Where I live, I see a lot of dogs on retractable leashes. They are generally wandering pretty far from their owners, investigating something in the grass, or interacting with someone. While these types of leashes may be appropriate for some older adult dogs, they are never appropriate for puppies.
There are a couple of reasons for this.
1. Unless locked or slack, retractable leashes exert back pressure on the collar at all times. The back pressure is associated with freedom to explore. This is generally a reward to puppies. So these types of leashes reward puppies for pulling. Is that what you want to teach your dog?
2. Retractable leashes also give the puppy a lot of distance from the owner. This decreases the owner’s control.
3. Retractable leashes are difficult to reel in quickly. So if your puppy is in trouble, it is a challenge to get the puppy back to you in enough time to intervene.

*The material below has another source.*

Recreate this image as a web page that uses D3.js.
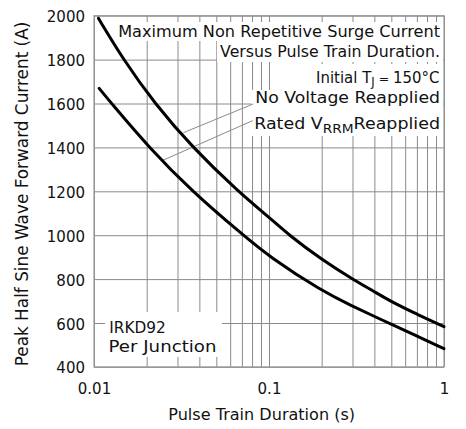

Instead of choosing a retractable leash for your puppy, choose a 4-8 foot leather, cotton, or nylon leash. This way, the pup will be close to you and you can easily take up the slack if need be.
Another group of dogs who shouldn’t be on retractable leashes are reactive dogs. These dogs bark, lunge, and pull toward cars, dogs, skateboards, and people. In situations like this, the use of a retractable leash is downright dangerous. Walking a reactive dog requires control and that cannot happen on a retractable leash.
Sometimes people who own reactive dogs will say that they keep the leash locked so that there is slack and the dog is relatively close to them. Despite that, this is not an effective way to walk a reactive dog. Unfortunately, I have been witness to more than one retractable leash breaking as a large dog lunges at the end of the leash. Not a situation that I want to be in! Also, the handle on these leashes keeps the owner from bringing the dog closer to them quickly. When you are handling a reactive dog, you have to be able to move the dog closer to you or away from the stimulus at a moment’s notice. You can’t do that with a retractable leash.
One of the downsides to ditching your retractable leash is that you will have to train your dog not to pull. There are lots of humane head halters and no pull harnesses which will help you to control your dog on walks. Another is that you will most likely have to pick up the pace of your walks to match your dog’s need for exercise. If this really gives you pause, you can wear your dog out by playing in the house or yard before a walk so that he or she is a bit less energetic.
And finally, a good positive reinforcement trainer can help you teach your dog to walk without pulling.
So, which dogs should be on retractable leashes? Older dogs who don’t pull and are well mannered are good candidates for these leashes. Of course, even older, well mannered dogs should be kept on 4-8 foot leashes if they are in busy areas so that they don’t get into trouble.